Mémoires d'Outre-tombe
Mémoires d'Outre-tombe (1849)
François-René de CHATEAUBRIAND (1768-1848)

Chapitre 1

La Vallée-aux-Loups, près d'Aulnay, ce 4 octobre 1811. 


Il y a quatre ans qu'à mon retour de la Terre−Sainte j'achetai près du hameau d'Aulnay, dans le voisinage de Sceaux et de Chatenay une maison de jardinier cachée parmi des collines couvertes de bois. Le terrain inégal et sablonneux dépendant de cette maison, n'était qu'un verger sauvage au bout duquel se trouvait une ravine et un taillis de châtaigniers. Cet étroit espace me parut propre à renfermer mes longues espérances ; spatio brevi spem longam reseces. Les arbres que j'y ai plantés prospèrent, ils sont encore si petits que je leur donne de l'ombre quand je me place entre eux et le soleil. Un jour, en me rendant cette ombre, ils protégeront mes vieux ans comme j'ai protégé leur jeunesse. Je les ai choisis autant que je l'ai pu des divers climats où j'ai erré, ils rappellent mes voyages et nourrissent au fond de mon coeur d'autres illusions.

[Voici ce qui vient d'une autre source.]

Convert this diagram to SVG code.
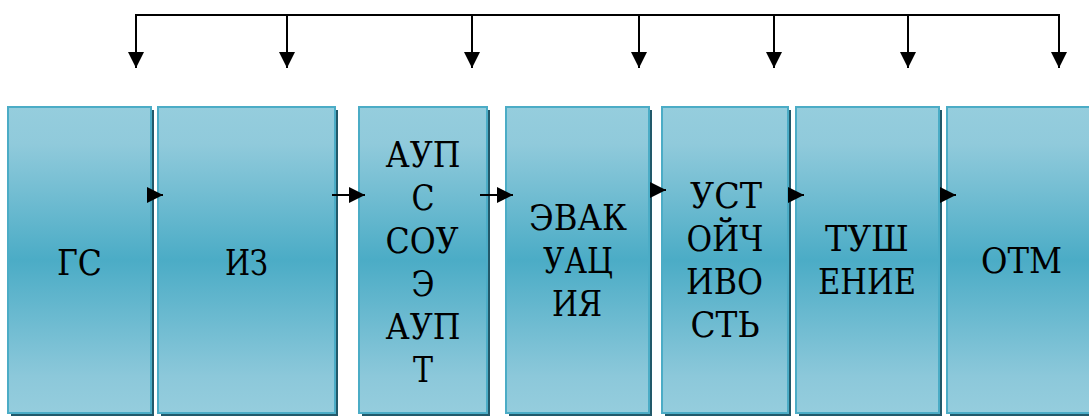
<svg xmlns="http://www.w3.org/2000/svg" width="1089" height="416" viewBox="0 0 1089 416">
<style>
.box{fill:url(#g);stroke:#4BACC6;stroke-width:2}
.sh{fill:#22596A}
.t{font-family:"DejaVu Serif","Liberation Serif",serif;font-size:36px;fill:#000;text-anchor:middle}
.c{fill:none;stroke:#000;stroke-width:2}
</style>
<defs>
<linearGradient id="g" x1="0" y1="0" x2="0" y2="1">
<stop offset="0" stop-color="#95CDDD"/>
<stop offset="0.12" stop-color="#90CADB"/>
<stop offset="0.5" stop-color="#4BACC6"/>
<stop offset="0.88" stop-color="#8CC8DA"/>
<stop offset="1" stop-color="#95CDDD"/>
</linearGradient>
<marker id="ah" markerUnits="userSpaceOnUse" markerWidth="16" markerHeight="16" viewBox="0 0 16 16" refX="16" refY="8" orient="auto">
<path d="M0,0 L16,8 L0,16 Z" fill="#000"/>
</marker>
</defs>
<g id="n1"><rect class="sh" x="11" y="110" width="143" height="306"/><rect class="box" x="8" y="107" width="143" height="306"/><text class="t" x="79.5" y="275" textLength="45" lengthAdjust="spacingAndGlyphs">ГС</text></g>
<g id="n2"><rect class="sh" x="161" y="110" width="177" height="306"/><rect class="box" x="158" y="107" width="177" height="306"/><text class="t" x="246.5" y="275" textLength="43" lengthAdjust="spacingAndGlyphs">ИЗ</text></g>
<g id="n3"><rect class="sh" x="362" y="110" width="128" height="306"/><rect class="box" x="359" y="107" width="128" height="306"/>
<text class="t" x="423" y="167" textLength="75" lengthAdjust="spacingAndGlyphs">АУП</text>
<text class="t" x="423" y="210" textLength="23" lengthAdjust="spacingAndGlyphs">С</text>
<text class="t" x="422" y="253" textLength="73" lengthAdjust="spacingAndGlyphs">СОУ</text>
<text class="t" x="423" y="296" textLength="23" lengthAdjust="spacingAndGlyphs">Э</text>
<text class="t" x="423" y="339" textLength="75" lengthAdjust="spacingAndGlyphs">АУП</text>
<text class="t" x="423" y="382" textLength="20" lengthAdjust="spacingAndGlyphs">Т</text></g>
<g id="n4"><rect class="sh" x="509" y="110" width="143" height="306"/><rect class="box" x="506" y="107" width="143" height="306"/>
<text class="t" x="578" y="230" textLength="98" lengthAdjust="spacingAndGlyphs">ЭВАК</text>
<text class="t" x="578" y="273" textLength="70" lengthAdjust="spacingAndGlyphs">УАЦ</text>
<text class="t" x="577" y="316" textLength="50" lengthAdjust="spacingAndGlyphs">ИЯ</text></g>
<g id="n5"><rect class="sh" x="665" y="110" width="126" height="306"/><rect class="box" x="662" y="107" width="126" height="306"/>
<text class="t" x="726" y="208" textLength="72" lengthAdjust="spacingAndGlyphs">УСТ</text>
<text class="t" x="725" y="251" textLength="77" lengthAdjust="spacingAndGlyphs">ОЙЧ</text>
<text class="t" x="724.5" y="294" textLength="77" lengthAdjust="spacingAndGlyphs">ИВО</text>
<text class="t" x="725" y="337" textLength="69" lengthAdjust="spacingAndGlyphs">СТЬ</text></g>
<g id="n6"><rect class="sh" x="799" y="110" width="143" height="306"/><rect class="box" x="796" y="107" width="143" height="306"/>
<text class="t" x="867" y="251" textLength="84" lengthAdjust="spacingAndGlyphs">ТУШ</text>
<text class="t" x="867" y="294" textLength="98" lengthAdjust="spacingAndGlyphs">ЕНИЕ</text></g>
<g id="n7"><rect class="sh" x="950" y="110" width="150" height="306"/><rect class="box" x="947" y="107" width="150" height="306"/>
<text class="t" x="1021.5" y="273" textLength="81" lengthAdjust="spacingAndGlyphs">ОТМ</text></g>
<g id="connectors">
<path class="c" d="M136,15 H1059" stroke-linecap="square"/>
<path class="c" d="M136,15 V68" marker-end="url(#ah)"/>
<path class="c" d="M287,15 V68" marker-end="url(#ah)"/>
<path class="c" d="M472,15 V68" marker-end="url(#ah)"/>
<path class="c" d="M639,15 V68" marker-end="url(#ah)"/>
<path class="c" d="M774,15 V68" marker-end="url(#ah)"/>
<path class="c" d="M908,15 V68" marker-end="url(#ah)"/>
<path class="c" d="M1059,15 V68" marker-end="url(#ah)"/>
<path class="c" d="M148,195 H163" marker-end="url(#ah)"/>
<path class="c" d="M332,195 H365" marker-end="url(#ah)"/>
<path class="c" d="M480,195 H513" marker-end="url(#ah)"/>
<path class="c" d="M650,190 H666" marker-end="url(#ah)"/>
<path class="c" d="M788,195 H804" marker-end="url(#ah)"/>
<path class="c" d="M940,195 H956" marker-end="url(#ah)"/>
</g>
</svg>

Si jamais les Bourbons remontent sur le trône, je ne leur demanderai, en récompense de ma fidélité, que de me rendre assez riche pour joindre à mon héritage la lisière des bois qui l'environnent : l'ambition m'est venue ; je voudrais accroître ma promenade de quelques arpents : tout chevalier errant que je suis, j'ai les goûts sédentaires d'un moine : depuis que j'habite cette retraite, je ne crois pas avoir mis trois fois les pieds hors de mon enclos. Mes pins, mes sapins, mes mélèzes, mes cèdres tenant jamais ce qu'ils promettent, la Vallée−aux−Loups deviendra une véritable chartreuse. Lorsque Voltaire naquit à Chatenay, le 20 février 1694 quel était l'aspect du coteau où se devait retirer, en 1807 l'auteur du Génie du Christianisme ?

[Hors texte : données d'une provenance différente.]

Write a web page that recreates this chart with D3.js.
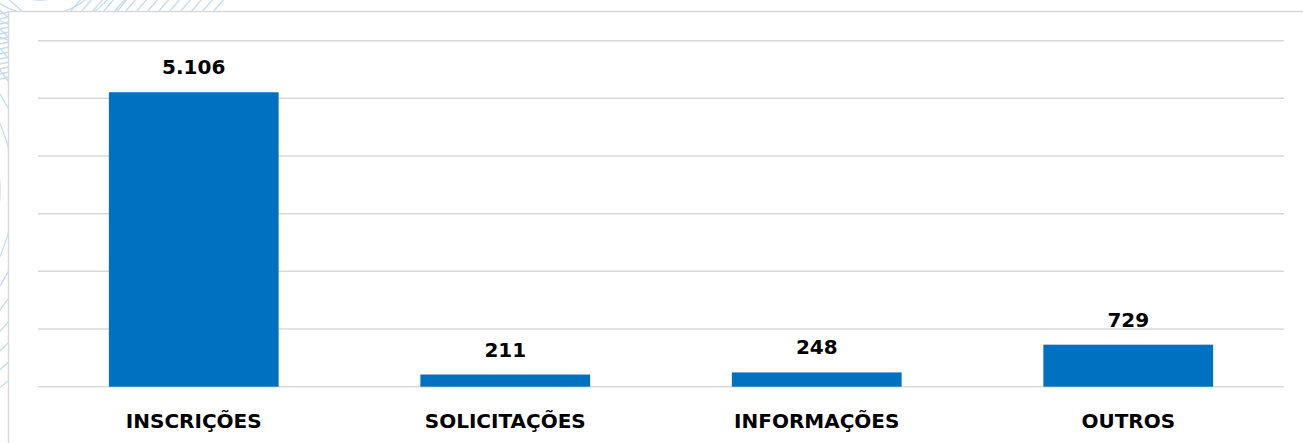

Ce lieu me plaît ; il a remplacé pour moi les champs paternels ; je l'ai payé du produit de mes rêves et de mes veilles ; c'est au grand désert d'Atala que je dois le petit désert d'Aulnay ; et pour me créer ce refuge, je n'ai pas, comme le colon américain, dépouillé l'Indien des Florides. Je suis attaché à mes arbres ; je leur ai adressé des élégies, des sonnets, des odes. Il n'y a pas un seul d'entre eux que je n'aie soigné de mes propres mains, que je n'aie délivré du ver attaché à sa racine, de la chenille collée à sa feuille ; je les connais tous par leurs noms, comme mes enfants : c'est ma famille, je n'en ai pas d'autre, j'espère mourir au milieu d'elle.

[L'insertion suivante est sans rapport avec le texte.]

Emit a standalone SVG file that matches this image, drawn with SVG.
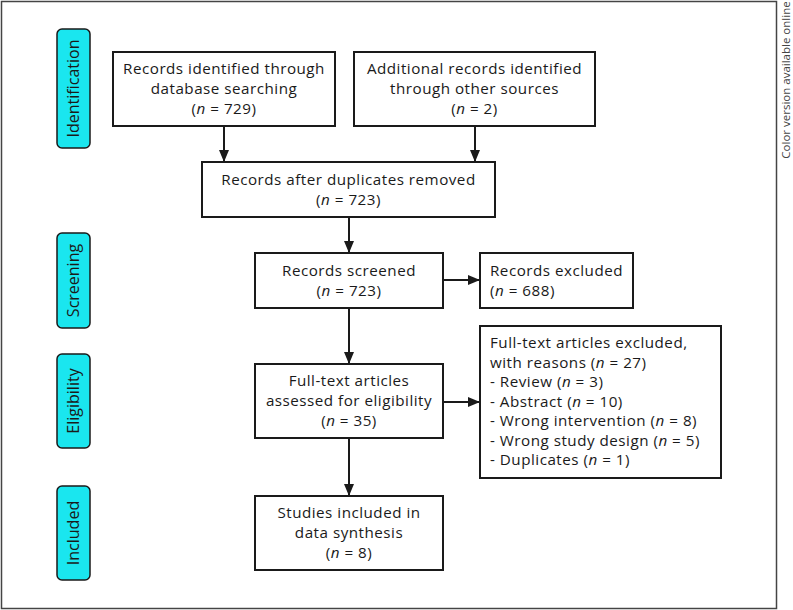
<svg xmlns="http://www.w3.org/2000/svg" width="793" height="610" viewBox="0 0 793 610">
<defs>
<marker id="ah" viewBox="0 0 12 10" refX="12" refY="5" markerWidth="12" markerHeight="10" markerUnits="userSpaceOnUse" orient="auto">
<path d="M0,0 L12,5 L0,10 z" fill="#1a1a1a"/>
</marker>
</defs>
<style>
text{font-family:"Open Sans","Noto Sans","DejaVu Sans",sans-serif;font-size:15.2px;letter-spacing:0.5px;fill:#1a1a1a}
.c{text-anchor:middle}
.box{fill:#fff;stroke:#1a1a1a;stroke-width:2}
.stage{fill:#1ae6ef;stroke:#1a1a1a;stroke-width:1.5}
.st{font-size:16px;letter-spacing:0;text-anchor:middle}
.conn{stroke:#1a1a1a;stroke-width:2;fill:none;marker-end:url(#ah)}
</style>
<rect x="0" y="0" width="793" height="610" fill="#fff"/>
<rect x="1.5" y="1.5" width="775" height="607" fill="none" stroke="#444" stroke-width="1.5"/>
<text transform="translate(790,80) rotate(-90)" class="c" style="font-size:11.5px;letter-spacing:0;fill:#444">Color version available online</text>

<g id="stage-identification"><rect class="stage" x="57" y="29" width="33" height="119" rx="5"/><text class="st" transform="translate(79,88.5) rotate(-90)">Identification</text></g>
<g id="stage-screening"><rect class="stage" x="57" y="233" width="33" height="95" rx="5"/><text class="st" transform="translate(79,280.5) rotate(-90)">Screening</text></g>
<g id="stage-eligibility"><rect class="stage" x="57" y="354" width="33" height="94" rx="5"/><text class="st" transform="translate(79,401) rotate(-90)">Eligibility</text></g>
<g id="stage-included"><rect class="stage" x="57" y="486" width="33" height="94" rx="5"/><text class="st" transform="translate(79,533) rotate(-90)">Included</text></g>

<g id="connectors">
<line class="conn" x1="224" y1="126" x2="224" y2="162"/>
<line class="conn" x1="475" y1="126" x2="475" y2="162"/>
<line class="conn" x1="349" y1="217" x2="349" y2="253"/>
<line class="conn" x1="443" y1="280" x2="480" y2="280"/>
<line class="conn" x1="349" y1="308" x2="349" y2="364"/>
<line class="conn" x1="443" y1="402" x2="480" y2="402"/>
<line class="conn" x1="349" y1="438" x2="349" y2="496"/>
</g>

<g id="n-db"><rect class="box" x="113" y="52" width="222" height="74"/>
<text class="c" x="224" y="74">Records identified through</text>
<text class="c" x="224" y="94">database searching</text>
<text class="c" x="224" y="114">(<tspan font-style="italic">n</tspan> = 729)</text></g>

<g id="n-other"><rect class="box" x="354" y="52" width="241" height="74"/>
<text class="c" x="474.5" y="74">Additional records identified</text>
<text class="c" x="474.5" y="94">through other sources</text>
<text class="c" x="474.5" y="114">(<tspan font-style="italic">n</tspan> = 2)</text></g>

<g id="n-dup"><rect class="box" x="202" y="162" width="293" height="55"/>
<text class="c" x="348.5" y="185">Records after duplicates removed</text>
<text class="c" x="348.5" y="205">(<tspan font-style="italic">n</tspan> = 723)</text></g>

<g id="n-screened"><rect class="box" x="255" y="253" width="188" height="55"/>
<text class="c" x="349" y="276">Records screened</text>
<text class="c" x="349" y="296">(<tspan font-style="italic">n</tspan> = 723)</text></g>

<g id="n-excluded"><rect class="box" x="480" y="253" width="153" height="55"/>
<text x="490" y="276">Records excluded</text>
<text x="490" y="296">(<tspan font-style="italic">n</tspan> = 688)</text></g>

<g id="n-fulltext"><rect class="box" x="255" y="364" width="188" height="74"/>
<text class="c" x="349" y="386">Full-text articles</text>
<text class="c" x="349" y="406">assessed for eligibility</text>
<text class="c" x="349" y="426">(<tspan font-style="italic">n</tspan> = 35)</text></g>

<g id="n-ftexcluded"><rect class="box" x="480" y="326" width="241" height="152"/>
<text x="490" y="348">Full-text articles excluded,</text>
<text x="490" y="367.5">with reasons (<tspan font-style="italic">n</tspan> = 27)</text>
<text x="490" y="387">- Review (<tspan font-style="italic">n</tspan> = 3)</text>
<text x="490" y="406.5">- Abstract (<tspan font-style="italic">n</tspan> = 10)</text>
<text x="490" y="426">- Wrong intervention (<tspan font-style="italic">n</tspan> = 8)</text>
<text x="490" y="445.5">- Wrong study design (<tspan font-style="italic">n</tspan> = 5)</text>
<text x="490" y="465">- Duplicates (<tspan font-style="italic">n</tspan> = 1)</text></g>

<g id="n-included"><rect class="box" x="255" y="496" width="188" height="74"/>
<text class="c" x="349" y="518">Studies included in</text>
<text class="c" x="349" y="538">data synthesis</text>
<text class="c" x="349" y="558">(<tspan font-style="italic">n</tspan> = 8)</text></g>
</svg>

Ici, j'ai écrit les Martyrs, les Abencerages, l'Itinéraire et Moïse ; que ferai−je maintenant dans les soirées de cet automne ? Ce 4 octobre 1811, anniversaire de ma fête et de mon entrée à Jérusalem, me tente à commencer l'histoire de ma vie. L'homme qui ne donne aujourd'hui l'empire du monde à la France que pour la fouler à ses pieds, cet homme, dont j'admire le génie et dont j'abhorre le despotisme, cet homme m'enveloppe de sa tyrannie comme d'une autre solitude ; mais s'il écrase le présent, le passé le brave, et je reste libre dans tout ce qui a précédé sa gloire.

La plupart de mes sentiments sont demeurés au fond de mon âme, ou ne se sont montrés dans mes ouvrages que comme appliqués à des êtres imaginaires. Aujourd'hui que je regrette encore mes chimères sans les poursuivre, je veux remonter le penchant de mes belles années : ces Mémoires seront un temple de la mort élevé à la clarté de mes souvenirs.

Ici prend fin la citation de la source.